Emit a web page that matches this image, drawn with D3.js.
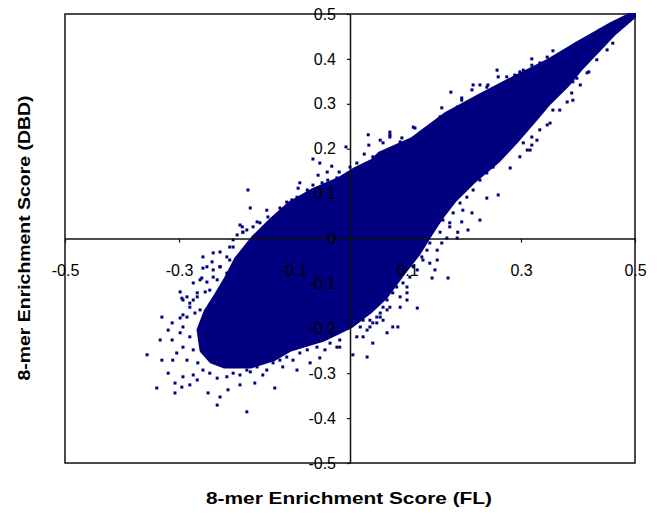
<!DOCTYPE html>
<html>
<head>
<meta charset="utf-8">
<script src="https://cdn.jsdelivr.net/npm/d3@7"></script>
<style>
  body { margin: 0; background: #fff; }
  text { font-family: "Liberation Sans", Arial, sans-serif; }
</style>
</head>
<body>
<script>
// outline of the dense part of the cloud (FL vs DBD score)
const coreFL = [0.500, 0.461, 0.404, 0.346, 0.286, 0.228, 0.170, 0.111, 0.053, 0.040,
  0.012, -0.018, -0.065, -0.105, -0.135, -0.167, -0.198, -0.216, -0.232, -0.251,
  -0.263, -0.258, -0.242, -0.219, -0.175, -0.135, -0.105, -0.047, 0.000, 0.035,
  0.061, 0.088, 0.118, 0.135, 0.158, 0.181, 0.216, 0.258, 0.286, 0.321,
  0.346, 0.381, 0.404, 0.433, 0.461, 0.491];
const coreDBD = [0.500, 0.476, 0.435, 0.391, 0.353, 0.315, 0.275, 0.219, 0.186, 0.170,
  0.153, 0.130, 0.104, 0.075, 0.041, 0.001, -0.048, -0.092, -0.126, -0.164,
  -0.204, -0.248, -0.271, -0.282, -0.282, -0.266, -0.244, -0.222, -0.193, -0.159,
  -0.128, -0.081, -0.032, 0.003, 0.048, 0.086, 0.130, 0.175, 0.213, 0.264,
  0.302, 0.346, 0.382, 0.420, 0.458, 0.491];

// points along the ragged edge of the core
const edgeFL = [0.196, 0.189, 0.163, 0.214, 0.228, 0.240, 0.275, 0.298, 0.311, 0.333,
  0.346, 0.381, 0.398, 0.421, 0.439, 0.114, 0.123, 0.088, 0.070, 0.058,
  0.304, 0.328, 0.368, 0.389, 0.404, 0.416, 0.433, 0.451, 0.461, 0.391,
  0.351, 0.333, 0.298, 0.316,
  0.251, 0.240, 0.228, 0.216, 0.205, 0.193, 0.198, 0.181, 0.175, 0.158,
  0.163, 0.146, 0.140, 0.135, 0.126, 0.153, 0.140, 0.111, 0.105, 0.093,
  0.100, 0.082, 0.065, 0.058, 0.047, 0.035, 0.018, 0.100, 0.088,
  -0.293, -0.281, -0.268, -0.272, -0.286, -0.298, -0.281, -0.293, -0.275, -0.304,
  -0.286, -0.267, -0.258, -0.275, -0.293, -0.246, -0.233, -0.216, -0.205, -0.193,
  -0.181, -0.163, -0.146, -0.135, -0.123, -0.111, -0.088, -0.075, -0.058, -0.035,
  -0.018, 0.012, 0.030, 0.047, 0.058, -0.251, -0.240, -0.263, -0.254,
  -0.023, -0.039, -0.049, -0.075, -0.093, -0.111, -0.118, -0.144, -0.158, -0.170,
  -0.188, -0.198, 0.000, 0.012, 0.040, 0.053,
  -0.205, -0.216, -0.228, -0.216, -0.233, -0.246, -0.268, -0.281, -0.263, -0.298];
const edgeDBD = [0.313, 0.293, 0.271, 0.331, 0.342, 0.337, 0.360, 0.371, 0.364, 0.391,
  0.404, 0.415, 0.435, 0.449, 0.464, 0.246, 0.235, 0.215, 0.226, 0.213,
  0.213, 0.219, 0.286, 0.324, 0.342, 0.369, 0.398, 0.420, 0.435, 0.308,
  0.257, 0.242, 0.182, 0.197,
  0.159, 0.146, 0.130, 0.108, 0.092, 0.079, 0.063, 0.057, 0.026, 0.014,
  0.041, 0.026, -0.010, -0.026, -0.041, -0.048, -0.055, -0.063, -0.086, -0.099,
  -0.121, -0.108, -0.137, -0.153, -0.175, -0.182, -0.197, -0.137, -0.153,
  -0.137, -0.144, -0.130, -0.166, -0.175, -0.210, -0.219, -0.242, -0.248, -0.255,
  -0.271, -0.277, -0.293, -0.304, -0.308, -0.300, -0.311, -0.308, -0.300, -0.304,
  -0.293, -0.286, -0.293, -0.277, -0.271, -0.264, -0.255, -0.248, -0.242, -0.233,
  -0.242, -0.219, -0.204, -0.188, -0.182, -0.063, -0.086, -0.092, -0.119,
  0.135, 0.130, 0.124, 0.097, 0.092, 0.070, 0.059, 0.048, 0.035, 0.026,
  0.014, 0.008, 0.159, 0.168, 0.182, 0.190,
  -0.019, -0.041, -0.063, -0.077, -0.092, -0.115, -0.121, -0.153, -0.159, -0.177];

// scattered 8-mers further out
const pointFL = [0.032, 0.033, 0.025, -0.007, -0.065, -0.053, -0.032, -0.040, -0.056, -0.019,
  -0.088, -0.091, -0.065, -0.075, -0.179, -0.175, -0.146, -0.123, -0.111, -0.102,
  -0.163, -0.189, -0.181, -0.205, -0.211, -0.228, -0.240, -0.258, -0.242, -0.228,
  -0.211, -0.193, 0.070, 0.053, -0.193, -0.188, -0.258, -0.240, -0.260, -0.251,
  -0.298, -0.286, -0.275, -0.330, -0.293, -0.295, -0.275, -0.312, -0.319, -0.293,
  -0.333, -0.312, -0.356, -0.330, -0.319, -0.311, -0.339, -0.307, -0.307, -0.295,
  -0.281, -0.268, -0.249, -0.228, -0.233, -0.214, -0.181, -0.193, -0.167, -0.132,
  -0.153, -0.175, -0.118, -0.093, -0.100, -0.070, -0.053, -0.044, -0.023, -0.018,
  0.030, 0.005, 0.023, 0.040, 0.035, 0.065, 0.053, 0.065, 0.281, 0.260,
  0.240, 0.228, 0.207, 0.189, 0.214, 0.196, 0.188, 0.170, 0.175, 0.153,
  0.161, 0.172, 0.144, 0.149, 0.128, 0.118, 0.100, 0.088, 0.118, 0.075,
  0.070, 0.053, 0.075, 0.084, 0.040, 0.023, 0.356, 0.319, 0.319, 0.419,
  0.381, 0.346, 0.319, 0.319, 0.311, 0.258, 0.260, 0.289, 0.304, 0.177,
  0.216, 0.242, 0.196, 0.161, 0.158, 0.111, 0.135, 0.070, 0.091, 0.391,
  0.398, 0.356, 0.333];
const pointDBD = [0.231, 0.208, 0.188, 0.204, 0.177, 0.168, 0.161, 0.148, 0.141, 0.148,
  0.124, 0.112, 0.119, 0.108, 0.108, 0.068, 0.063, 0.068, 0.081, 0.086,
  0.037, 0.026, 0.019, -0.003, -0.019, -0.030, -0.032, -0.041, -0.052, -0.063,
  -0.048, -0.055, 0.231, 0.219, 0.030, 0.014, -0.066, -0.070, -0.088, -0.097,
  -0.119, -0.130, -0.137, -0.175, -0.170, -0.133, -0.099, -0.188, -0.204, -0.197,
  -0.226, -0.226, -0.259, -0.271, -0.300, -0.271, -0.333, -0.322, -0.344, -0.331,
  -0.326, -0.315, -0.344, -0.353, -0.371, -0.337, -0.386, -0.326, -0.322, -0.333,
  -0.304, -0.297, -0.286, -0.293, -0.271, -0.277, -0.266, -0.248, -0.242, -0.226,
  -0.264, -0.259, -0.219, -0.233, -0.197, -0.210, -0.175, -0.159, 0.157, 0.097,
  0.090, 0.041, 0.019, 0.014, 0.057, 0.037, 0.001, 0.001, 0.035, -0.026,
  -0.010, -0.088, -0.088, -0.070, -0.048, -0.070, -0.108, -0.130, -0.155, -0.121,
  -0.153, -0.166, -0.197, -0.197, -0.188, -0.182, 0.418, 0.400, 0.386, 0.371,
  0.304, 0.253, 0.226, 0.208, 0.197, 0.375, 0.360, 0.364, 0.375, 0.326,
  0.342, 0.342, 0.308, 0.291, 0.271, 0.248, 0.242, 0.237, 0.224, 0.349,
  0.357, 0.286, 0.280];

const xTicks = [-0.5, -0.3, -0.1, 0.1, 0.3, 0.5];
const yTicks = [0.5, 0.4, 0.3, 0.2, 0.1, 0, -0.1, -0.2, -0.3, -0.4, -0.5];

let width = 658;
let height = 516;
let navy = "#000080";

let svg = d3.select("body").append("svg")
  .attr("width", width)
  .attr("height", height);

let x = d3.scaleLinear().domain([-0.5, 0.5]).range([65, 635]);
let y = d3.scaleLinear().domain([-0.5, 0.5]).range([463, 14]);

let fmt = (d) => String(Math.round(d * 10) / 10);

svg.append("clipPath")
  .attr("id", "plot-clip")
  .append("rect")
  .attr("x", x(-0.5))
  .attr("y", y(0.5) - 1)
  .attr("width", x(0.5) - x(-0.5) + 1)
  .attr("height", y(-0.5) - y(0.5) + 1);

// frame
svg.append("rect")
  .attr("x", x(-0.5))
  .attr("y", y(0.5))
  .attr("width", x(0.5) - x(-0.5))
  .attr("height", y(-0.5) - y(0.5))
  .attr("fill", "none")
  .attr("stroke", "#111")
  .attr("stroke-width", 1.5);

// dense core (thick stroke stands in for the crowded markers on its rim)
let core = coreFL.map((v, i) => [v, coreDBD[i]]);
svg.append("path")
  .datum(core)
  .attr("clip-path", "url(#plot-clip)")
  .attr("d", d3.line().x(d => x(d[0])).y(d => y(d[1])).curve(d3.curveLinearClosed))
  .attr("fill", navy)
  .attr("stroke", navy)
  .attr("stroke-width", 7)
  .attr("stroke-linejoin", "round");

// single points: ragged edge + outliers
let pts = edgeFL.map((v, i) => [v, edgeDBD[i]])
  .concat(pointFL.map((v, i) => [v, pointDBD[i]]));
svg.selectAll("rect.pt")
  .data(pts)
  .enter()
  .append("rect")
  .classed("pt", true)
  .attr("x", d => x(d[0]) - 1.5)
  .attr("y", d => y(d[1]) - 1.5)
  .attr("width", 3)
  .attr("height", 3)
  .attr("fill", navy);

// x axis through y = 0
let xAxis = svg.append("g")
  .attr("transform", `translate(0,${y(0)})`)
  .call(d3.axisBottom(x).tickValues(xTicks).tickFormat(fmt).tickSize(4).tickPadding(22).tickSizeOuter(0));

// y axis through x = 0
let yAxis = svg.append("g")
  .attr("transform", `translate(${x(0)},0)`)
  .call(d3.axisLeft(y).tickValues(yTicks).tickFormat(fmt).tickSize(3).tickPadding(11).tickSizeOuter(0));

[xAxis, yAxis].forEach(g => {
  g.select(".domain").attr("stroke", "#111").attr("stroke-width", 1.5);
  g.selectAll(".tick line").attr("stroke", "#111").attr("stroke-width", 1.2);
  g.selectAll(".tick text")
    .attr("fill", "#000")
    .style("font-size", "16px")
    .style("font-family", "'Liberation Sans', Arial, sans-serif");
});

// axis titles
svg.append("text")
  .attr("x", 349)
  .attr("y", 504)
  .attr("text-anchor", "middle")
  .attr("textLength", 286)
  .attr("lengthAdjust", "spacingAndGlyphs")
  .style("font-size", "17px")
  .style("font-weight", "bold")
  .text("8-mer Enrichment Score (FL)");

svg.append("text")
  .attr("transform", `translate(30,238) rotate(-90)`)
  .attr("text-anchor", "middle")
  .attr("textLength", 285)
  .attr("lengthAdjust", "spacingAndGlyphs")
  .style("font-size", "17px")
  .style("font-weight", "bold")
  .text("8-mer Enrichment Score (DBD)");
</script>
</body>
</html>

**Your task**
Print, exactly as written, the lines above from the first one to the one containing "0.302, 0.346, 0.382, 0.420, 0.458, 0.491];". Leave out pictures.

**Answer to the task**
Emit a web page that matches this image, drawn with D3.js.
<!DOCTYPE html>
<html>
<head>
<meta charset="utf-8">
<script src="https://cdn.jsdelivr.net/npm/d3@7"></script>
<style>
  body { margin: 0; background: #fff; }
  text { font-family: "Liberation Sans", Arial, sans-serif; }
</style>
</head>
<body>
<script>
// outline of the dense part of the cloud (FL vs DBD score)
const coreFL = [0.500, 0.461, 0.404, 0.346, 0.286, 0.228, 0.170, 0.111, 0.053, 0.040,
  0.012, -0.018, -0.065, -0.105, -0.135, -0.167, -0.198, -0.216, -0.232, -0.251,
  -0.263, -0.258, -0.242, -0.219, -0.175, -0.135, -0.105, -0.047, 0.000, 0.035,
  0.061, 0.088, 0.118, 0.135, 0.158, 0.181, 0.216, 0.258, 0.286, 0.321,
  0.346, 0.381, 0.404, 0.433, 0.461, 0.491];
const coreDBD = [0.500, 0.476, 0.435, 0.391, 0.353, 0.315, 0.275, 0.219, 0.186, 0.170,
  0.153, 0.130, 0.104, 0.075, 0.041, 0.001, -0.048, -0.092, -0.126, -0.164,
  -0.204, -0.248, -0.271, -0.282, -0.282, -0.266, -0.244, -0.222, -0.193, -0.159,
  -0.128, -0.081, -0.032, 0.003, 0.048, 0.086, 0.130, 0.175, 0.213, 0.264,
  0.302, 0.346, 0.382, 0.420, 0.458, 0.491];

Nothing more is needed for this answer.